Para Jorge Reis-Sá, no Dia de Portugal
Caro Jorge, doravante meu editor. No domingo voltei de Portugal e quis o destino que tenha vindo direto para o Recife, sem fazer a tão ansiada escala em casa, lá em São Paulo, para recarregar as energias. Umas poucas horas entre os livros já me revigoram sobremodo os ânimos, não importa que precise dar mais uma volta em torno do planeta para tanto. Viajar, portanto, do Porto para o Recife, equivale ir a uma sessão dupla de cinema e passar mais horas à frente da tela do que o módulo normal. Cá estando, hoje celebrarei o Dia de Portugal no Gabinete Português de Leitura, onde desfraldarei de público, pela primeira vez, a alegria de ver nossa Carta a Portugal distribuída por todas as livrarias do país-irmão, já a partir da próxima semana.
Nesta data, gostaria que soubesse que fiquei bastante contente com a qualidade editorial imprimida ao livrinho. Sendo este meu quarto livro em Portugal, o primeiro com a Glaciar, não há como não atestar uma sensível mudança de patamar no que tange aos padrões de esmero e distribuição da obra. Se o mercado brasileiro será objeto de um acordo com uma editora local, queria que o amigo soubesse que nada descarto no escopo do que nos assiste fazer no chamado além-mar. Lendo Angalusa dia desses na imprensa lisboeta, me ocorreu que seria uma honra ter Carta a Portugal em mirandês, em que já li um Astérix, ou mesmo em crioulo, como o falado no Cabo Verde. Brincadeiras à parte, isso diz de meu entusiasmo.
Aliás, Jorge, foi o mesmo Angalusa que aludiu a outras línguas pátrias do Brasil: nheengatu, tukano, baniwa, macuxi, wapixana e o akwê serente. Todas elas se escondem no interior da lusofonia, como o quimbundo, que ainda se fala em Angola. Quanta riqueza.

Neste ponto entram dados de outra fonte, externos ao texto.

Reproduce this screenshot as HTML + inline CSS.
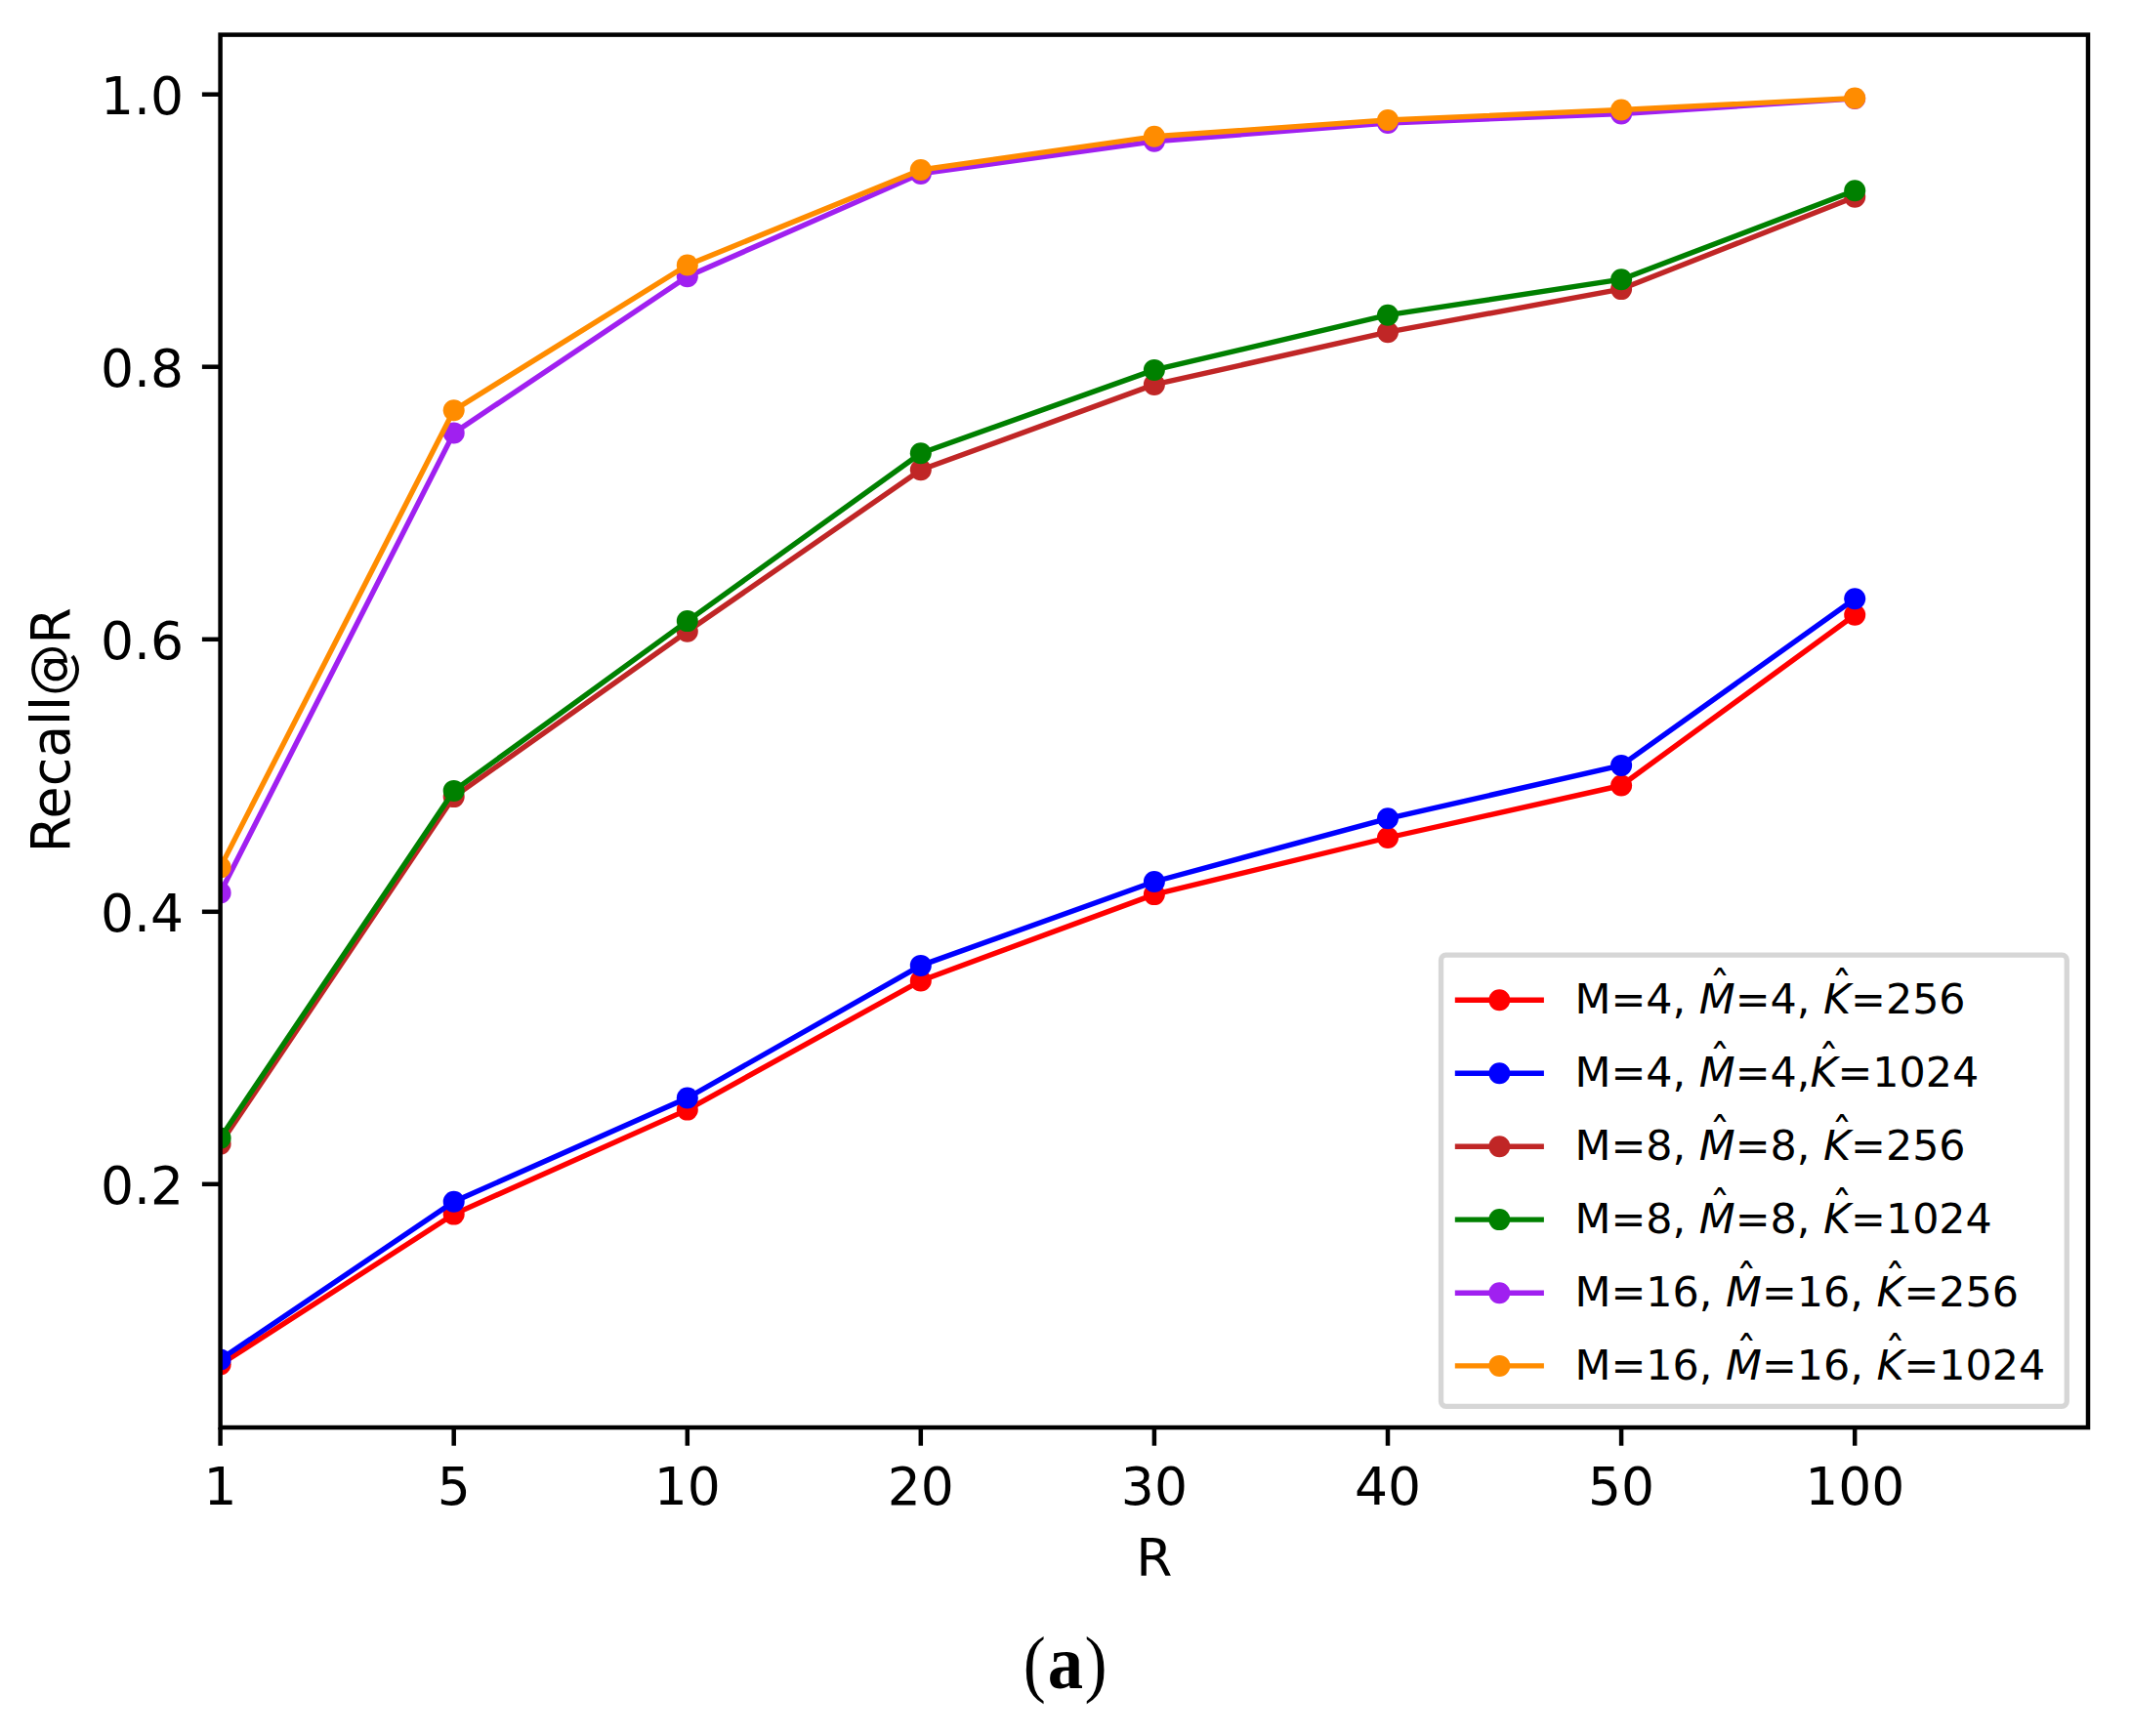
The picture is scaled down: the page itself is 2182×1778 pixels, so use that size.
<!DOCTYPE html>
<html lang="en"><head><meta charset="utf-8"><title>Recall@R</title>
<style>
html,body{margin:0;padding:0;background:#fff;}
body{width:2182px;height:1778px;overflow:hidden;}
svg{display:block;}
text{font-family:"DejaVu Sans","Liberation Sans",sans-serif;fill:#000;}
.t{font-size:53.5px;}
.l{font-size:42.8px;}
.i{font-style:italic;}
.l,.h{font-kerning:none;}
.h{font-size:42.8px;}
.cap{font-family:"Liberation Serif","DejaVu Serif",serif;font-size:76px;}
</style></head><body>
<svg width="2182" height="1778" viewBox="0 0 2182 1778">
<rect width="2182" height="1778" fill="#fff"/>
<defs><clipPath id="ax"><rect x="225.60" y="35.60" width="1912.40" height="1426.40"/></clipPath></defs>
<g clip-path="url(#ax)">
<polyline points="225.6,1397.5 464.7,1243.6 703.8,1136.6 942.8,1004.5 1181.9,916.1 1421.0,858.0 1660.1,804.5 1899.2,629.8" fill="none" stroke="#ff0000" stroke-width="5.4" stroke-linejoin="round" stroke-linecap="square"/>
<circle cx="225.6" cy="1397.5" r="11.0" fill="#ff0000"/>
<circle cx="464.7" cy="1243.6" r="11.0" fill="#ff0000"/>
<circle cx="703.8" cy="1136.6" r="11.0" fill="#ff0000"/>
<circle cx="942.8" cy="1004.5" r="11.0" fill="#ff0000"/>
<circle cx="1181.9" cy="916.1" r="11.0" fill="#ff0000"/>
<circle cx="1421.0" cy="858.0" r="11.0" fill="#ff0000"/>
<circle cx="1660.1" cy="804.5" r="11.0" fill="#ff0000"/>
<circle cx="1899.2" cy="629.8" r="11.0" fill="#ff0000"/>
<polyline points="225.6,1392.4 464.7,1230.8 703.8,1124.5 942.8,988.9 1181.9,903.0 1421.0,838.3 1660.1,783.9 1899.2,613.3" fill="none" stroke="#0000ff" stroke-width="5.4" stroke-linejoin="round" stroke-linecap="square"/>
<circle cx="225.6" cy="1392.4" r="11.0" fill="#0000ff"/>
<circle cx="464.7" cy="1230.8" r="11.0" fill="#0000ff"/>
<circle cx="703.8" cy="1124.5" r="11.0" fill="#0000ff"/>
<circle cx="942.8" cy="988.9" r="11.0" fill="#0000ff"/>
<circle cx="1181.9" cy="903.0" r="11.0" fill="#0000ff"/>
<circle cx="1421.0" cy="838.3" r="11.0" fill="#0000ff"/>
<circle cx="1660.1" cy="783.9" r="11.0" fill="#0000ff"/>
<circle cx="1899.2" cy="613.3" r="11.0" fill="#0000ff"/>
<polyline points="225.6,1171.6 464.7,816.1 703.8,646.8 942.8,481.3 1181.9,393.9 1421.0,340.2 1660.1,296.1 1899.2,201.7" fill="none" stroke="#c02626" stroke-width="5.4" stroke-linejoin="round" stroke-linecap="square"/>
<circle cx="225.6" cy="1171.6" r="11.0" fill="#c02626"/>
<circle cx="464.7" cy="816.1" r="11.0" fill="#c02626"/>
<circle cx="703.8" cy="646.8" r="11.0" fill="#c02626"/>
<circle cx="942.8" cy="481.3" r="11.0" fill="#c02626"/>
<circle cx="1181.9" cy="393.9" r="11.0" fill="#c02626"/>
<circle cx="1421.0" cy="340.2" r="11.0" fill="#c02626"/>
<circle cx="1660.1" cy="296.1" r="11.0" fill="#c02626"/>
<circle cx="1899.2" cy="201.7" r="11.0" fill="#c02626"/>
<polyline points="225.6,1165.6 464.7,809.9 703.8,636.1 942.8,464.2 1181.9,378.9 1421.0,322.7 1660.1,286.2 1899.2,195.3" fill="none" stroke="#008000" stroke-width="5.4" stroke-linejoin="round" stroke-linecap="square"/>
<circle cx="225.6" cy="1165.6" r="11.0" fill="#008000"/>
<circle cx="464.7" cy="809.9" r="11.0" fill="#008000"/>
<circle cx="703.8" cy="636.1" r="11.0" fill="#008000"/>
<circle cx="942.8" cy="464.2" r="11.0" fill="#008000"/>
<circle cx="1181.9" cy="378.9" r="11.0" fill="#008000"/>
<circle cx="1421.0" cy="322.7" r="11.0" fill="#008000"/>
<circle cx="1660.1" cy="286.2" r="11.0" fill="#008000"/>
<circle cx="1899.2" cy="195.3" r="11.0" fill="#008000"/>
<polyline points="225.6,914.4 464.7,443.4 703.8,283.2 942.8,177.9 1181.9,144.8 1421.0,126.0 1660.1,116.5 1899.2,101.0" fill="none" stroke="#a020f0" stroke-width="5.4" stroke-linejoin="round" stroke-linecap="square"/>
<circle cx="225.6" cy="914.4" r="11.0" fill="#a020f0"/>
<circle cx="464.7" cy="443.4" r="11.0" fill="#a020f0"/>
<circle cx="703.8" cy="283.2" r="11.0" fill="#a020f0"/>
<circle cx="942.8" cy="177.9" r="11.0" fill="#a020f0"/>
<circle cx="1181.9" cy="144.8" r="11.0" fill="#a020f0"/>
<circle cx="1421.0" cy="126.0" r="11.0" fill="#a020f0"/>
<circle cx="1660.1" cy="116.5" r="11.0" fill="#a020f0"/>
<circle cx="1899.2" cy="101.0" r="11.0" fill="#a020f0"/>
<polyline points="225.6,888.4 464.7,420.2 703.8,271.5 942.8,174.0 1181.9,139.8 1421.0,123.0 1660.1,112.5 1899.2,100.6" fill="none" stroke="#ff8c00" stroke-width="5.4" stroke-linejoin="round" stroke-linecap="square"/>
<circle cx="225.6" cy="888.4" r="11.0" fill="#ff8c00"/>
<circle cx="464.7" cy="420.2" r="11.0" fill="#ff8c00"/>
<circle cx="703.8" cy="271.5" r="11.0" fill="#ff8c00"/>
<circle cx="942.8" cy="174.0" r="11.0" fill="#ff8c00"/>
<circle cx="1181.9" cy="139.8" r="11.0" fill="#ff8c00"/>
<circle cx="1421.0" cy="123.0" r="11.0" fill="#ff8c00"/>
<circle cx="1660.1" cy="112.5" r="11.0" fill="#ff8c00"/>
<circle cx="1899.2" cy="100.6" r="11.0" fill="#ff8c00"/>
</g>
<g stroke="#000" stroke-width="4.5">
<line x1="225.6" y1="1462.0" x2="225.6" y2="1480.7"/>
<line x1="464.7" y1="1462.0" x2="464.7" y2="1480.7"/>
<line x1="703.8" y1="1462.0" x2="703.8" y2="1480.7"/>
<line x1="942.8" y1="1462.0" x2="942.8" y2="1480.7"/>
<line x1="1181.9" y1="1462.0" x2="1181.9" y2="1480.7"/>
<line x1="1421.0" y1="1462.0" x2="1421.0" y2="1480.7"/>
<line x1="1660.1" y1="1462.0" x2="1660.1" y2="1480.7"/>
<line x1="1899.2" y1="1462.0" x2="1899.2" y2="1480.7"/>
<line x1="206.9" y1="1212.8" x2="225.6" y2="1212.8"/>
<line x1="206.9" y1="933.8" x2="225.6" y2="933.8"/>
<line x1="206.9" y1="654.8" x2="225.6" y2="654.8"/>
<line x1="206.9" y1="375.7" x2="225.6" y2="375.7"/>
<line x1="206.9" y1="96.7" x2="225.6" y2="96.7"/>
</g>
<rect x="225.60" y="35.60" width="1912.40" height="1426.40" fill="none" stroke="#000" stroke-width="4.5" stroke-linejoin="miter"/>
<text class="t" x="225.6" y="1540.5" text-anchor="middle">1</text>
<text class="t" x="464.7" y="1540.5" text-anchor="middle">5</text>
<text class="t" x="703.8" y="1540.5" text-anchor="middle">10</text>
<text class="t" x="942.8" y="1540.5" text-anchor="middle">20</text>
<text class="t" x="1181.9" y="1540.5" text-anchor="middle">30</text>
<text class="t" x="1421.0" y="1540.5" text-anchor="middle">40</text>
<text class="t" x="1660.1" y="1540.5" text-anchor="middle">50</text>
<text class="t" x="1899.2" y="1540.5" text-anchor="middle">100</text>
<text class="t" x="188.0" y="1233.2" text-anchor="end">0.2</text>
<text class="t" x="188.0" y="954.2" text-anchor="end">0.4</text>
<text class="t" x="188.0" y="675.2" text-anchor="end">0.6</text>
<text class="t" x="188.0" y="396.1" text-anchor="end">0.8</text>
<text class="t" x="188.0" y="117.1" text-anchor="end">1.0</text>
<text class="t" x="1181.8" y="1614.2" text-anchor="middle">R</text>
<text class="t" transform="translate(70.6,747.7) rotate(-90) scale(1.004,1.02)" text-anchor="middle">Recall@R</text>
<rect x="1475.5" y="978.2" width="640.8" height="462.1" rx="5" ry="5" fill="#fff" fill-opacity="0.8" stroke="#cccccc" stroke-opacity="0.8" stroke-width="5.3"/>
<line x1="1492.5" y1="1024.3" x2="1578.2" y2="1024.3" stroke="#ff0000" stroke-width="5.4" stroke-linecap="square"/>
<circle cx="1535.3" cy="1024.3" r="11.0" fill="#ff0000"/>
<text class="l" x="1612.5" y="1038.3">M=4, <tspan class="i">M</tspan>=4, <tspan class="i">K</tspan>=256</text>
<text class="h" x="1761.0" y="1024.7" text-anchor="middle">ˆ</text>
<text class="h" x="1886.0" y="1024.7" text-anchor="middle">ˆ</text>
<line x1="1492.5" y1="1099.3" x2="1578.2" y2="1099.3" stroke="#0000ff" stroke-width="5.4" stroke-linecap="square"/>
<circle cx="1535.3" cy="1099.3" r="11.0" fill="#0000ff"/>
<text class="l" x="1612.5" y="1113.3">M=4, <tspan class="i">M</tspan>=4,<tspan class="i">K</tspan>=1024</text>
<text class="h" x="1761.0" y="1099.7" text-anchor="middle">ˆ</text>
<text class="h" x="1872.4" y="1099.7" text-anchor="middle">ˆ</text>
<line x1="1492.5" y1="1174.3" x2="1578.2" y2="1174.3" stroke="#c02626" stroke-width="5.4" stroke-linecap="square"/>
<circle cx="1535.3" cy="1174.3" r="11.0" fill="#c02626"/>
<text class="l" x="1612.5" y="1188.3">M=8, <tspan class="i">M</tspan>=8, <tspan class="i">K</tspan>=256</text>
<text class="h" x="1761.0" y="1174.7" text-anchor="middle">ˆ</text>
<text class="h" x="1886.0" y="1174.7" text-anchor="middle">ˆ</text>
<line x1="1492.5" y1="1249.1" x2="1578.2" y2="1249.1" stroke="#008000" stroke-width="5.4" stroke-linecap="square"/>
<circle cx="1535.3" cy="1249.1" r="11.0" fill="#008000"/>
<text class="l" x="1612.5" y="1263.1">M=8, <tspan class="i">M</tspan>=8, <tspan class="i">K</tspan>=1024</text>
<text class="h" x="1761.0" y="1249.5" text-anchor="middle">ˆ</text>
<text class="h" x="1886.0" y="1249.5" text-anchor="middle">ˆ</text>
<line x1="1492.5" y1="1324.2" x2="1578.2" y2="1324.2" stroke="#a020f0" stroke-width="5.4" stroke-linecap="square"/>
<circle cx="1535.3" cy="1324.2" r="11.0" fill="#a020f0"/>
<text class="l" x="1612.5" y="1338.2">M=16, <tspan class="i">M</tspan>=16, <tspan class="i">K</tspan>=256</text>
<text class="h" x="1788.2" y="1324.6" text-anchor="middle">ˆ</text>
<text class="h" x="1940.5" y="1324.6" text-anchor="middle">ˆ</text>
<line x1="1492.5" y1="1398.9" x2="1578.2" y2="1398.9" stroke="#ff8c00" stroke-width="5.4" stroke-linecap="square"/>
<circle cx="1535.3" cy="1398.9" r="11.0" fill="#ff8c00"/>
<text class="l" x="1612.5" y="1412.9">M=16, <tspan class="i">M</tspan>=16, <tspan class="i">K</tspan>=1024</text>
<text class="h" x="1788.2" y="1399.3" text-anchor="middle">ˆ</text>
<text class="h" x="1940.5" y="1399.3" text-anchor="middle">ˆ</text>
<text class="cap" transform="translate(1047.85,1728.7) scale(0.91,1)">(</text>
<text class="cap" transform="translate(1090.8,1728.6) scale(0.957,1.039)" text-anchor="middle" font-weight="bold">a</text>
<text class="cap" transform="translate(1110.4,1728.7) scale(0.91,1)">)</text>
</svg></body></html>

Nossa Carta a Portugal, para mim assinala a celebração de um caso de amor que vem de longe com nossa língua tão policrômica. O português já me proporcionou alegrias nos recantos mais inusitados. Em Maracaibo, na Venezuela, conheci imigrantes de Aveiro e namorei com uma madeirense. Em Zuhai, ao lado de Macau, ouvi um ancião de fala cantonesa contar uma linda história em língua de Camões. E ainda espero um dia ir a Timor-Leste e Goa, ademais das ilhas São Tomé e Príncipe.
Mas o que queria te dizer de fundamental neste dia mundial de nossa língua, ou Dia de Portugal, diz respeito à emoção que continua a me causar o idioma. Quando adentrar logo mais à noite o lindo Gabinete Português de Leitura, pensarei no professor Rubem Franca, que sabia de cor cada linha de "Os Lusíadas". Quando criança, há meio século, bastava que lhe déssemos as três primeiras palavras e ele se saía com a estrofe inteira. Desde então, tento passar meu recado – sob forma de literatura ou algo que o valha –, o que talvez agora esteja mais perto do que antes de fazer. Isso dito, que saibas de meu comprometimento profundo e enraizado com todas as ações que levem Carta a Portugal a cumprir um amplo périplo pela lusofonia.
E que o 10 de junho de 2020 nos surpreenda em paragens distantes dos grandes centros, talvez com mais novidades para o mercado, mas sobretudo a comunicar com um público que, sendo diverso e heterogêneo, compartilhe conosco o legado comum que mais do que nunca temos de valorizar. Viva, portanto, a língua portuguesa, com todos os seus temperos e condimentos. Ela deu cor à nossa infância, dá régua e compasso às nossas vidas adultas e, se viermos a ser lembrados um dia por algo que tenhamos legado ao mundo, será em português que ele estará lavrado. Honrá-lo em suas mais variadas formas faladas e escritas, consubstancia um credo que sem dúvida partilhamos. Que assim continue e vamos adiante.